* [Material]
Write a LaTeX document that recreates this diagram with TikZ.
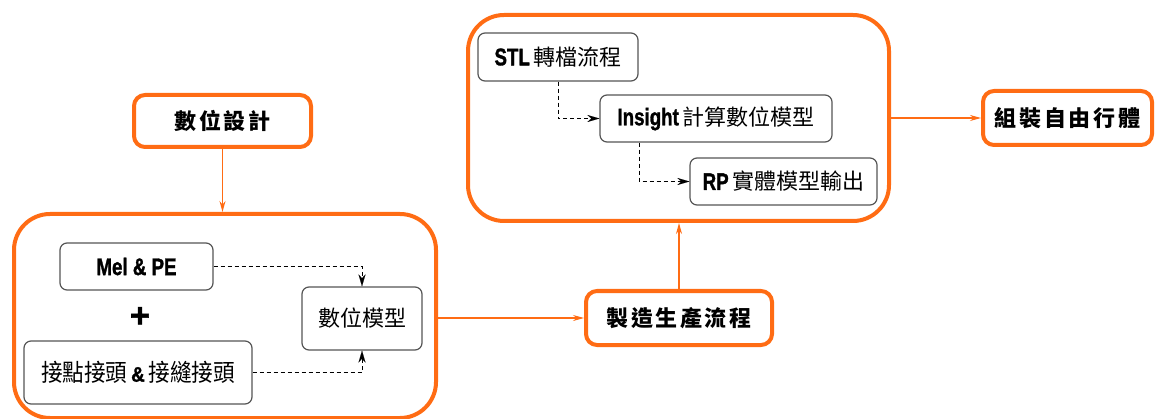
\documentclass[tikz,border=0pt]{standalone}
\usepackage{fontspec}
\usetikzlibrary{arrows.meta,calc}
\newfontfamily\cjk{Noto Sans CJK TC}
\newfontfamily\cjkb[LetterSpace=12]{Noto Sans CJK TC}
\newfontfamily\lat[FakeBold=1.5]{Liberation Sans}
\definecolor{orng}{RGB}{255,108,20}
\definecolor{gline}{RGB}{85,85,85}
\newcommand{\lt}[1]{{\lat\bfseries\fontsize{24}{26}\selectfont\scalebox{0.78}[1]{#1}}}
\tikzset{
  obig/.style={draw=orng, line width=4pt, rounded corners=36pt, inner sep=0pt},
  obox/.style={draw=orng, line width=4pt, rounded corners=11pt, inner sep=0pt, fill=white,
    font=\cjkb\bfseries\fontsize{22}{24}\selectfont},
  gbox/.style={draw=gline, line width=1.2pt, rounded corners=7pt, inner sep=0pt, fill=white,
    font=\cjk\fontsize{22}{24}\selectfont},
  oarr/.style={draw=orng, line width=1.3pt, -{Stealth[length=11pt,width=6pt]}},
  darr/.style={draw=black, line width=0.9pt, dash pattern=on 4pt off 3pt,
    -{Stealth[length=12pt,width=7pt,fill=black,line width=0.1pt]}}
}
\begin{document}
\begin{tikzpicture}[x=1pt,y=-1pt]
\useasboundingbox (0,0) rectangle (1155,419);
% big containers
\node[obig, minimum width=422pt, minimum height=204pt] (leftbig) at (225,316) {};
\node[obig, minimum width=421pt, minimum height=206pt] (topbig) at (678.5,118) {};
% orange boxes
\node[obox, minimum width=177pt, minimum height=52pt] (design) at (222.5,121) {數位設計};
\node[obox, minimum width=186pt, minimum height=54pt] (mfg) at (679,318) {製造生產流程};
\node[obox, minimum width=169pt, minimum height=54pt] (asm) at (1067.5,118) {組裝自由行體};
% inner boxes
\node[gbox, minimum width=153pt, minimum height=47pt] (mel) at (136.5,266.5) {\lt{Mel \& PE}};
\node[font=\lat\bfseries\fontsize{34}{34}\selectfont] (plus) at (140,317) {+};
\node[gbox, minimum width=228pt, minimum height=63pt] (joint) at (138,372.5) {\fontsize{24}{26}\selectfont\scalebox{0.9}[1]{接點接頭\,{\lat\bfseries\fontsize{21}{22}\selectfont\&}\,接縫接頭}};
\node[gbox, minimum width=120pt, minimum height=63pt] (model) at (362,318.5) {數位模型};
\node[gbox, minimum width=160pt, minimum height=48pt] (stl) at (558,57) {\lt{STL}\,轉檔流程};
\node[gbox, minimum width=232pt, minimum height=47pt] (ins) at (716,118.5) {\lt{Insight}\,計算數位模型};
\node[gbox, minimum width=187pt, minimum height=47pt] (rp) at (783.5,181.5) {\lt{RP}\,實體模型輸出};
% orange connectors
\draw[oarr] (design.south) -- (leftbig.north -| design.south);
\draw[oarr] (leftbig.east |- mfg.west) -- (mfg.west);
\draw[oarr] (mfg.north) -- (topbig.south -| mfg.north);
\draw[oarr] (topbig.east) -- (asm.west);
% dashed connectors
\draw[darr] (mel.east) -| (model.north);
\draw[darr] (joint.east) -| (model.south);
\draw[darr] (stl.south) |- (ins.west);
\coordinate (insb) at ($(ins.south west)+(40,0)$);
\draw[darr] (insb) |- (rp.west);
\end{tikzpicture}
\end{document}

* [Goal of the exercise] Quote each line of the listing exactly, but leave the pictures out.

* [Result below]
Write a LaTeX document that recreates this diagram with TikZ.
\documentclass[tikz,border=0pt]{standalone}
\usepackage{fontspec}
\usetikzlibrary{arrows.meta,calc}
\newfontfamily\cjk{Noto Sans CJK TC}
\newfontfamily\cjkb[LetterSpace=12]{Noto Sans CJK TC}
\newfontfamily\lat[FakeBold=1.5]{Liberation Sans}
\definecolor{orng}{RGB}{255,108,20}
\definecolor{gline}{RGB}{85,85,85}
\newcommand{\lt}[1]{{\lat\bfseries\fontsize{24}{26}\selectfont\scalebox{0.78}[1]{#1}}}
\tikzset{
  obig/.style={draw=orng, line width=4pt, rounded corners=36pt, inner sep=0pt},
  obox/.style={draw=orng, line width=4pt, rounded corners=11pt, inner sep=0pt, fill=white,
    font=\cjkb\bfseries\fontsize{22}{24}\selectfont},
  gbox/.style={draw=gline, line width=1.2pt, rounded corners=7pt, inner sep=0pt, fill=white,
    font=\cjk\fontsize{22}{24}\selectfont},
  oarr/.style={draw=orng, line width=1.3pt, -{Stealth[length=11pt,width=6pt]}},
  darr/.style={draw=black, line width=0.9pt, dash pattern=on 4pt off 3pt,
    -{Stealth[length=12pt,width=7pt,fill=black,line width=0.1pt]}}
}
\begin{document}
\begin{tikzpicture}[x=1pt,y=-1pt]
\useasboundingbox (0,0) rectangle (1155,419);
% big containers
\node[obig, minimum width=422pt, minimum height=204pt] (leftbig) at (225,316) {};
\node[obig, minimum width=421pt, minimum height=206pt] (topbig) at (678.5,118) {};
% orange boxes
\node[obox, minimum width=177pt, minimum height=52pt] (design) at (222.5,121) {數位設計};
\node[obox, minimum width=186pt, minimum height=54pt] (mfg) at (679,318) {製造生產流程};
\node[obox, minimum width=169pt, minimum height=54pt] (asm) at (1067.5,118) {組裝自由行體};
% inner boxes
\node[gbox, minimum width=153pt, minimum height=47pt] (mel) at (136.5,266.5) {\lt{Mel \& PE}};
\node[font=\lat\bfseries\fontsize{34}{34}\selectfont] (plus) at (140,317) {+};
\node[gbox, minimum width=228pt, minimum height=63pt] (joint) at (138,372.5) {\fontsize{24}{26}\selectfont\scalebox{0.9}[1]{接點接頭\,{\lat\bfseries\fontsize{21}{22}\selectfont\&}\,接縫接頭}};
\node[gbox, minimum width=120pt, minimum height=63pt] (model) at (362,318.5) {數位模型};
\node[gbox, minimum width=160pt, minimum height=48pt] (stl) at (558,57) {\lt{STL}\,轉檔流程};
\node[gbox, minimum width=232pt, minimum height=47pt] (ins) at (716,118.5) {\lt{Insight}\,計算數位模型};
\node[gbox, minimum width=187pt, minimum height=47pt] (rp) at (783.5,181.5) {\lt{RP}\,實體模型輸出};
% orange connectors
\draw[oarr] (design.south) -- (leftbig.north -| design.south);
\draw[oarr] (leftbig.east |- mfg.west) -- (mfg.west);
\draw[oarr] (mfg.north) -- (topbig.south -| mfg.north);
\draw[oarr] (topbig.east) -- (asm.west);
% dashed connectors
\draw[darr] (mel.east) -| (model.north);
\draw[darr] (joint.east) -| (model.south);
\draw[darr] (stl.south) |- (ins.west);
\coordinate (insb) at ($(ins.south west)+(40,0)$);
\draw[darr] (insb) |- (rp.west);
\end{tikzpicture}
\end{document}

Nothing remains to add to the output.